Barratt knows all those things matter as he and his teammates prepare to face Notre Dame in the Big Ten Tournament championship game Saturday night.
Led by a top line of Barratt, Alex Limoges and Liam Folkes, Penn State has maintained its offensive mindset throughout the tournament. At the same time, Notre Dame prefers a more measured style of play, backstopped by goalie Cale Morris, who is 5-0 in the tournament during his career with a 0.97 goals-against average.
“We know how they play and they know how we play, so it’s a chess match,” said Barratt, an All-Big Ten first-team honoree who produced 16 goals and 27 assists this season. “It’s going to be a long 60 minutes, for sure, trying to break them down, but we have to focus on how we play.”
The Barratt-Limoges-Folkes line has recorded 57 goals this season, and they’re not alone in their productivity. As Penn State rotates four lines, there’s never any lack of aggressiveness.
The championship game comes with more than just conference bragging rights at stake. Only the winner seems likely to secure a spot in the NCAA Tournament.
While either team’s victory total (22 for Penn State, 21 for Notre Dame) might be enough to earn a spot in the 16-team national tournament any other season, both teams struggled at times while navigating the balanced and deep Big Ten.
Last season three conference teams, including Notre Dame, reached the Frozen Four. This season, only Ohio State and whomever wins the conference tournament will even earn bids.
Inconsistency was a recurring theme for Penn State during the regular season.
“Many other years, when you’ve won as many games as we have, you’re safely in. If we were comfortably in the tournament maybe we wouldn’t be talking about it,” Penn State coach Guy Gadowsky said. “Rather than look at it that way, though, I think we’re optimistic that we’re coming around again at the right time.”
Penn State’s three-game winning streak is its longest since November while Notre Dame has won three in a row for the first time since December.
Style of play separates the two teams, but little else does. So there’s a sense of urgency, not just about the result, but about starting the game well.
“It really matters who can establish and initiate their game the best and quickest,” Gadowsky said. “When you can get ahead of a team, that’s when you can get them out of character and maybe get some of your best offensive changes.”
Penn State’s defense has been stronger in recent weeks, led by Paul DeNaples, a finalist as conference Defenseman of the Year, and steady Cole Hults. Plus, goalie Peyton Jones thrives in the postseason, with an 8-2 record in the conference tournament. He’s won 61 percent of his regular season games.
For Gadowsky, his team’s intangibles — a slightly overlooked bit of confidence and grit — might be the most important factor. Notre Dame has proven itself in tight games, and in tight games against the Nittany Lions, but Gadowsky remains calm and confident.
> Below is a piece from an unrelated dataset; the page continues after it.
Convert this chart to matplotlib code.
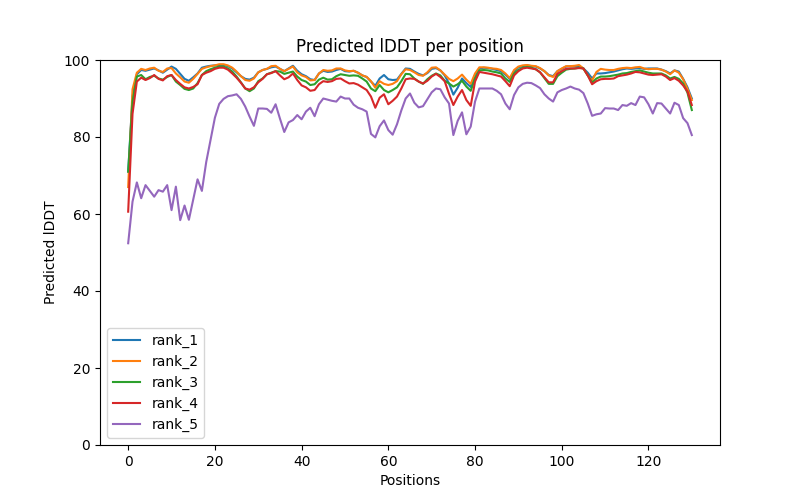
import numpy as np
import matplotlib
matplotlib.use('Agg')
import matplotlib.pyplot as plt

# per-position predicted lDDT for the five ranked models
rank_1 = [71.0, 90.5, 96.3, 97.4, 97.2, 97.5, 97.8, 97.3, 96.7, 97.5,
          98.3, 97.7, 96.4, 95.1, 94.6, 95.5, 96.5, 98.0, 98.3, 98.5,
          98.6, 98.7, 98.7, 98.4, 97.8, 96.8, 95.8, 95.1, 94.9, 95.4,
          96.8, 97.4, 97.7, 98.1, 98.3, 97.7, 97.1, 97.8, 98.5, 97.2,
          96.3, 95.8, 95.0, 94.8, 96.5, 97.2, 96.9, 97.0, 97.4, 97.7,
          97.1, 97.0, 97.2, 96.7, 96.0, 95.6, 94.4, 93.3, 95.2, 96.1,
          95.0, 94.8, 94.9, 96.4, 97.8, 97.7, 97.0, 96.4, 96.0, 96.6,
          97.7, 97.9, 97.3, 96.0, 93.9, 91.0, 92.8, 95.2, 94.0, 93.0,
          96.1, 97.8, 98.0, 97.9, 97.7, 97.4, 97.1, 96.2, 95.1, 97.0,
          98.1, 98.4, 98.6, 98.4, 98.3, 97.8, 97.1, 96.1, 95.8, 97.1,
          97.7, 98.3, 98.4, 98.4, 98.4, 97.8, 96.7, 95.2, 96.5, 96.5,
          96.6, 96.8, 97.0, 97.3, 97.6, 97.8, 97.7, 97.8, 97.9, 97.7,
          97.8, 97.8, 97.8, 97.5, 97.1, 96.5, 97.3, 97.0, 95.1, 92.9,
          90.0]
rank_2 = [67.0, 92.4, 96.7, 97.7, 97.4, 97.8, 98.0, 97.2, 96.9, 97.8,
          97.9, 96.5, 95.5, 94.4, 94.1, 95.1, 96.4, 97.7, 98.1, 98.4,
          98.6, 98.9, 98.9, 98.6, 98.0, 97.0, 95.8, 94.8, 94.6, 95.2,
          96.8, 97.4, 97.7, 98.4, 98.5, 97.7, 97.1, 97.7, 98.3, 96.8,
          96.0, 95.6, 94.7, 94.8, 96.5, 97.4, 97.2, 97.3, 97.8, 97.8,
          97.3, 97.1, 97.2, 96.7, 96.0, 95.6, 94.5, 92.8, 94.5, 93.8,
          93.5, 93.8, 94.5, 96.3, 97.6, 97.4, 96.8, 96.1, 95.9, 96.8,
          98.0, 98.1, 97.3, 96.2, 95.1, 94.5, 95.2, 96.2, 94.9, 93.8,
          96.5, 98.1, 98.1, 98.0, 97.8, 97.7, 97.4, 96.5, 95.3, 97.4,
          98.3, 98.6, 98.7, 98.5, 98.4, 97.9, 97.1, 96.0, 95.6, 97.1,
          97.8, 98.4, 98.4, 98.5, 98.7, 97.8, 96.0, 94.7, 96.9, 97.7,
          97.5, 97.4, 97.4, 97.7, 97.9, 98.0, 97.9, 98.1, 98.2, 97.8,
          97.6, 97.7, 97.7, 97.5, 97.0, 96.3, 97.3, 96.7, 95.0, 92.5,
          89.6]
rank_3 = [71.0, 89.2, 95.7, 96.1, 95.0, 95.6, 95.9, 95.2, 94.9, 95.6,
          96.1, 94.4, 93.5, 92.5, 92.2, 92.6, 94.0, 96.1, 97.1, 97.6,
          98.0, 98.3, 98.3, 97.8, 97.0, 95.7, 94.2, 92.6, 91.9, 92.6,
          94.5, 95.2, 96.3, 96.7, 97.1, 97.0, 96.4, 96.7, 97.0, 95.7,
          94.8, 94.4, 93.5, 93.7, 94.9, 95.4, 94.9, 95.0, 95.8, 96.3,
          96.1, 95.9, 96.0, 95.9, 95.2, 94.4, 92.6, 91.9, 93.5, 92.2,
          91.6, 92.2, 92.9, 94.5, 96.4, 96.3, 95.2, 94.4, 93.8, 95.0,
          95.9, 96.5, 96.0, 94.6, 93.9, 93.1, 93.7, 94.6, 93.1, 92.0,
          95.2, 97.3, 97.4, 97.3, 97.0, 96.8, 96.5, 95.2, 94.3, 96.5,
          97.4, 98.0, 98.2, 98.0, 97.6, 96.8, 95.3, 93.8, 93.8, 95.8,
          96.7, 97.5, 97.7, 97.8, 98.0, 97.8, 96.0, 94.1, 95.2, 95.7,
          95.7, 95.8, 96.0, 96.2, 96.5, 96.6, 96.9, 97.1, 97.3, 97.0,
          96.7, 96.5, 96.5, 96.5, 96.0, 95.2, 95.6, 95.1, 93.9, 91.5,
          87.0]
rank_4 = [60.6, 86.0, 94.4, 95.4, 94.8, 95.3, 96.1, 95.1, 94.7, 95.8,
          96.1, 94.8, 93.8, 92.9, 92.6, 93.0, 93.7, 96.1, 96.7, 97.1,
          97.7, 98.0, 98.0, 97.5, 96.5, 95.4, 94.1, 92.6, 92.3, 92.9,
          94.2, 95.1, 96.3, 96.6, 97.1, 96.0, 95.0, 95.5, 96.5, 94.8,
          93.4, 92.9, 92.0, 92.2, 93.7, 94.5, 94.3, 94.5, 95.1, 95.2,
          94.5, 93.9, 94.0, 93.6, 92.9, 92.2, 90.5, 87.6, 90.2, 91.1,
          88.5, 89.4, 90.5, 92.6, 95.0, 95.2, 95.1, 94.4, 93.9, 94.6,
          95.7, 96.4, 95.6, 94.5, 91.2, 88.3, 90.5, 92.2, 89.6, 88.1,
          94.4, 96.9, 96.7, 96.5, 96.3, 96.0, 95.7, 94.5, 93.2, 96.0,
          97.1, 97.8, 98.0, 97.8, 97.6, 96.8, 95.5, 94.2, 94.2, 96.4,
          97.1, 97.7, 97.8, 97.8, 97.9, 97.8, 96.0, 93.7, 94.5, 95.0,
          95.1, 95.1, 95.2, 95.8, 96.0, 96.2, 96.5, 96.9, 96.8, 96.5,
          96.2, 96.1, 96.2, 96.3, 95.7, 94.8, 95.3, 94.6, 93.4, 91.8,
          88.3]
rank_5 = [52.4, 63.2, 68.2, 64.1, 67.5, 66.0, 64.5, 66.2, 65.8, 67.5,
          61.0, 67.1, 58.4, 62.2, 58.5, 63.8, 69.0, 66.0, 73.5, 79.3,
          85.0, 88.6, 89.9, 90.6, 90.8, 91.1, 89.9, 87.9, 85.3, 82.9,
          87.4, 87.4, 87.3, 86.3, 88.5, 84.8, 81.3, 83.8, 84.4, 85.7,
          84.6, 86.6, 87.6, 85.4, 88.5, 90.0, 89.7, 89.4, 89.2, 90.5,
          90.0, 90.0, 88.4, 87.6, 87.2, 86.6, 80.8, 79.9, 82.8, 84.3,
          81.8, 80.6, 83.3, 86.9, 90.0, 91.3, 88.9, 87.7, 88.0, 89.8,
          91.6, 92.6, 92.4, 90.3, 88.7, 80.5, 84.2, 86.4, 80.7, 82.7,
          89.2, 92.6, 92.6, 92.6, 92.6, 92.0, 91.1, 88.7, 87.2, 90.9,
          92.9, 93.8, 94.1, 94.0, 93.4, 92.7, 91.1, 90.0, 89.2, 91.6,
          92.2, 92.6, 93.1, 92.6, 92.3, 91.4, 88.7, 85.5, 85.9, 86.1,
          87.5, 87.4, 87.4, 87.0, 88.3, 88.1, 88.8, 88.3, 90.5, 90.3,
          88.5, 86.1, 88.8, 88.7, 87.4, 86.1, 88.9, 88.3, 84.9, 83.6,
          80.5]

ranks = {'rank_1': rank_1, 'rank_2': rank_2, 'rank_3': rank_3,
         'rank_4': rank_4, 'rank_5': rank_5}

plt.figure(figsize=(8, 5), dpi=100)
for name, plddt in ranks.items():
    plt.plot(np.arange(len(plddt)), plddt, label=name)

plt.title('Predicted lDDT per position')
plt.xlabel('Positions')
plt.ylabel('Predicted lDDT')
plt.ylim(0, 100)
plt.legend(loc='lower left')
plt.savefig('out.png', dpi=100)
As a result, he’s not planning any out-of-character motivational speech and he expects his team to be focused. “I certainly don’t think you have to state the obvious at this point of the season,” Gadowsky said. “We’re just trying to prepare our best to play our best game.”
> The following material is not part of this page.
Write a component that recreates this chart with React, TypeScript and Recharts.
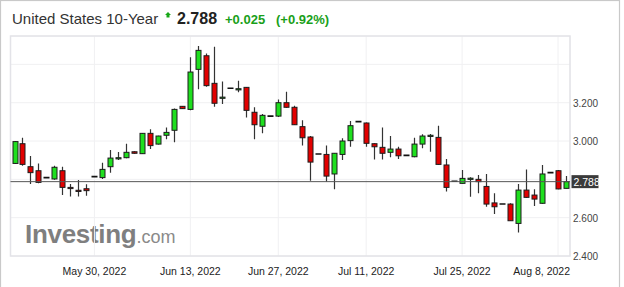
import React from 'react';
import { ComposedChart, Bar, XAxis, YAxis, CartesianGrid, ReferenceLine, ReferenceArea } from 'recharts';

// daily candles
const opens = [
  2.883, 2.986, 2.866, 2.845, 2.809, 2.802, 2.845, 2.758, 2.743, 2.751,
  2.814, 2.809, 2.866, 2.911, 2.913, 2.944, 2.934, 3.040, 2.984, 3.030,
  3.056, 3.181, 3.165, 3.374, 3.445, 3.301, 3.226, 3.275, 3.271, 3.280,
  3.150, 3.077, 3.130, 3.130, 3.200, 3.176, 3.075, 3.021, 2.932, 2.930,
  2.828, 2.930, 3.002, 3.101, 3.094, 2.986, 2.967, 2.941, 2.958, 2.925,
  2.918, 2.984, 3.028, 3.019, 2.875, 2.790, 2.779, 2.805, 2.800, 2.763,
  2.677, 2.671, 2.671, 2.570, 2.744, 2.718, 2.675, 2.835, 2.845, 2.753,
];
const highs = [
  3.000, 3.017, 2.922, 2.883, 2.809, 2.871, 2.866, 2.776, 2.797, 2.774,
  2.814, 2.887, 2.953, 2.943, 2.986, 2.946, 3.042, 3.061, 3.028, 3.071,
  3.170, 3.183, 3.437, 3.496, 3.457, 3.492, 3.310, 3.275, 3.315, 3.282,
  3.176, 3.141, 3.130, 3.216, 3.257, 3.184, 3.108, 3.026, 2.932, 2.976,
  2.936, 3.014, 3.104, 3.101, 3.097, 2.988, 3.071, 3.026, 2.970, 2.925,
  3.017, 3.035, 3.037, 3.080, 2.906, 2.790, 2.849, 2.811, 2.823, 2.828,
  2.727, 2.671, 2.675, 2.776, 2.852, 2.748, 2.875, 2.835, 2.849, 2.817,
];
const lows = [
  2.880, 2.871, 2.776, 2.779, 2.809, 2.798, 2.718, 2.710, 2.710, 2.715,
  2.814, 2.802, 2.835, 2.901, 2.910, 2.934, 2.932, 2.958, 2.982, 3.009,
  2.993, 3.167, 3.160, 3.270, 3.283, 3.179, 3.193, 3.275, 3.254, 3.123,
  3.009, 3.040, 3.130, 3.125, 3.174, 3.083, 2.976, 2.793, 2.932, 2.788,
  2.748, 2.901, 2.970, 3.101, 2.970, 2.904, 2.904, 2.915, 2.906, 2.925,
  2.915, 2.962, 2.944, 2.876, 2.736, 2.790, 2.777, 2.709, 2.727, 2.657,
  2.619, 2.671, 2.584, 2.522, 2.704, 2.661, 2.673, 2.835, 2.748, 2.752,
];
const closes = [
  2.997, 2.878, 2.835, 2.784, 2.809, 2.863, 2.758, 2.755, 2.740, 2.741,
  2.814, 2.852, 2.911, 2.913, 2.941, 2.936, 3.040, 2.976, 3.026, 3.045,
  3.165, 3.169, 3.360, 3.473, 3.289, 3.197, 3.229, 3.275, 3.273, 3.160,
  3.085, 3.134, 3.130, 3.200, 3.176, 3.085, 3.017, 2.890, 2.932, 2.817,
  2.936, 3.000, 3.080, 3.101, 2.988, 2.970, 2.936, 2.958, 2.923, 2.925,
  2.984, 3.026, 3.030, 2.878, 2.758, 2.790, 2.805, 2.806, 2.788, 2.671,
  2.657, 2.671, 2.584, 2.744, 2.706, 2.697, 2.828, 2.835, 2.750, 2.788,
];

const tickIdx = [10, 22, 33, 44, 56, 68];
const tickLabels = ['May 30, 2022', 'Jun 13, 2022', 'Jun 27, 2022', 'Jul 11, 2022', 'Jul 25, 2022', 'Aug 8, 2022'];
const priceTicks = [2.4, 2.6, 2.8, 3.0, 3.2, 3.4];
const labelledTicks = [2.4, 2.6, 3.0, 3.2];
const lastPrice = 2.788;

const W = 624;
const H = 287;
const margin = { top: 36, right: 4, bottom: 0, left: 10.5 };
const Y_W = 50;
const PLOT_RIGHT = W - margin.right - Y_W;
const FONT = '"Liberation Sans", Arial, Helvetica, sans-serif';

const UP = '#1fdf1f';
const DOWN = '#e20000';
const EDGE = '#1c1c1c';

const candles = opens.map((o, i) => ({ i, open: o, high: highs[i], low: lows[i], close: closes[i] }));

function Candle(props: any) {
  let { x, y, width, height, payload } = props;
  if (height < 0) { y += height; height = -height; }
  const { open, close, high, low } = payload;
  const cx = Math.round(x + width / 2) + 0.5;
  const span = high - low;
  const k = span > 0 ? height / span : 0;
  const yOf = (v: number) => y + (high - v) * k;

  if (span === 0) {
    // flat day, just a dash
    return <line x1={cx - 3} x2={cx + 3} y1={y} y2={y} stroke="#111" strokeWidth={1.6} />;
  }
  const top = yOf(Math.max(open, close));
  const bot = yOf(Math.min(open, close));
  const bh = Math.max(1.2, bot - top);
  return (
    <g>
      <line x1={cx} x2={cx} y1={y} y2={y + height} stroke="#333" strokeWidth={1.2} />
      <rect x={cx - 2.5} y={top} width={5} height={bh} fill={close >= open ? UP : DOWN} stroke={EDGE} strokeWidth={1} />
    </g>
  );
}

function DateTick(props: any) {
  const { x, y, payload } = props;
  const n = tickIdx.indexOf(payload.value);
  if (n < 0) return <g />;
  const label = tickLabels[n];
  const half = label.length * 2.6;
  const clamp = x + half > PLOT_RIGHT;
  return (
    <text x={clamp ? PLOT_RIGHT : x} y={y + 19} textAnchor={clamp ? 'end' : 'middle'} fontSize={10.5} fill="#222" fontFamily={FONT}>
      {label}
    </text>
  );
}

function PriceTick(props: any) {
  const { x, y, payload } = props;
  if (!labelledTicks.includes(payload.value)) return <g />;
  return (
    <text x={x} y={y + 4} fontSize={10} fill="#444" fontFamily={FONT}>
      {payload.value.toFixed(3)}
    </text>
  );
}

function PriceTag(props: any) {
  const { viewBox } = props;
  const x = viewBox.x + viewBox.width + 1.5;
  const y = viewBox.y;
  return (
    <g>
      <rect x={x} y={y - 6.5} width={27} height={13} fill="#3a3a3a" />
      <text x={x + 2} y={y + 4} fontSize={10.5} fill="#fff" fontFamily={FONT}>{lastPrice.toFixed(3)}</text>
    </g>
  );
}

export default function App() {
  return (
    <div style={{ position: 'absolute', left: 0, top: 0, width: W, height: H, background: '#fff', overflow: 'hidden' }}>
      <svg width={W} height={H} style={{ position: 'absolute', left: 0, top: 0 }}>
        <rect x={0.5} y={0.5} width={619} height={H + 10} fill="none" stroke="#c9c9c9" strokeWidth={1.2} />
        <text x={12} y={24} fontSize={15} fill="#333" fontFamily={FONT}>United States 10-Year</text>
        <path d="M168 12 L171 15 L169.5 15 L169.5 17.5 L166.5 17.5 L166.5 15 L165 15 Z" fill="#18a818" />
        <text x={177} y={24} fontSize={16} fontWeight="bold" fill="#222" fontFamily={FONT}>2.788</text>
        <text x={225} y={23.5} fontSize={13} fontWeight="bold" fill="#1a9f1a" fontFamily={FONT}>+0.025</text>
        <text x={276} y={23.5} fontSize={13} fontWeight="bold" fill="#1a9f1a" fontFamily={FONT}>(+0.92%)</text>
        <text x={25} y={243} fontFamily={FONT} fill="#7f7f7f">
          <tspan fontSize={26} fontWeight="bold" letterSpacing={-0.3}>Investing</tspan>
          <tspan fontSize={18} fill="#8a8a8a">.com</tspan>
        </text>
      </svg>
      <div style={{ position: 'absolute', left: 0, top: 0 }}>
        <ComposedChart width={W} height={H} data={candles} margin={margin} barCategoryGap={0}>
          <CartesianGrid stroke="#f0f0f2" />
          <ReferenceArea y1={2.4} y2={3.548} fill="none" stroke="#e3e3e8" strokeWidth={1.5} />
          <XAxis
            dataKey="i"
            type="category"
            ticks={tickIdx}
            interval={0}
            axisLine={false}
            tickLine={false}
            tickSize={0}
            tickMargin={0}
            height={31}
            tick={<DateTick />}
          />
          <YAxis
            orientation="right"
            domain={[2.4, 3.548]}
            ticks={priceTicks}
            allowDataOverflow
            axisLine={false}
            tickLine={false}
            tickSize={0}
            tickMargin={3}
            width={Y_W}
            tick={<PriceTick />}
          />
          <ReferenceLine y={lastPrice} stroke="#555" strokeWidth={1} label={<PriceTag />} />
          <Bar dataKey={(d: any) => [d.low, d.high]} shape={<Candle />} isAnimationActive={false} />
        </ComposedChart>
      </div>
    </div>
  );
}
No. 17 Penn State (22-14-2) at No. 16 Notre Dame (21-13-3)
Big Ten Tournament Championship
Single Game: 8 p.m. Saturday
Radio/TV: Watch on the Big Ten Network or listen on 103.1 FM and GoPSUsports.com
Notable: The teams split the season series, 2-2. … Notre Dame won the tournament championship last season and Penn State did the same in 2017. … As it did during the regular season, Penn State’s offense has been the Big Ten’s best (4.50 goals per game) during the tournament. … Likewise, Notre Dame has maintained its defensive approach, allowing 0.33 goals per game.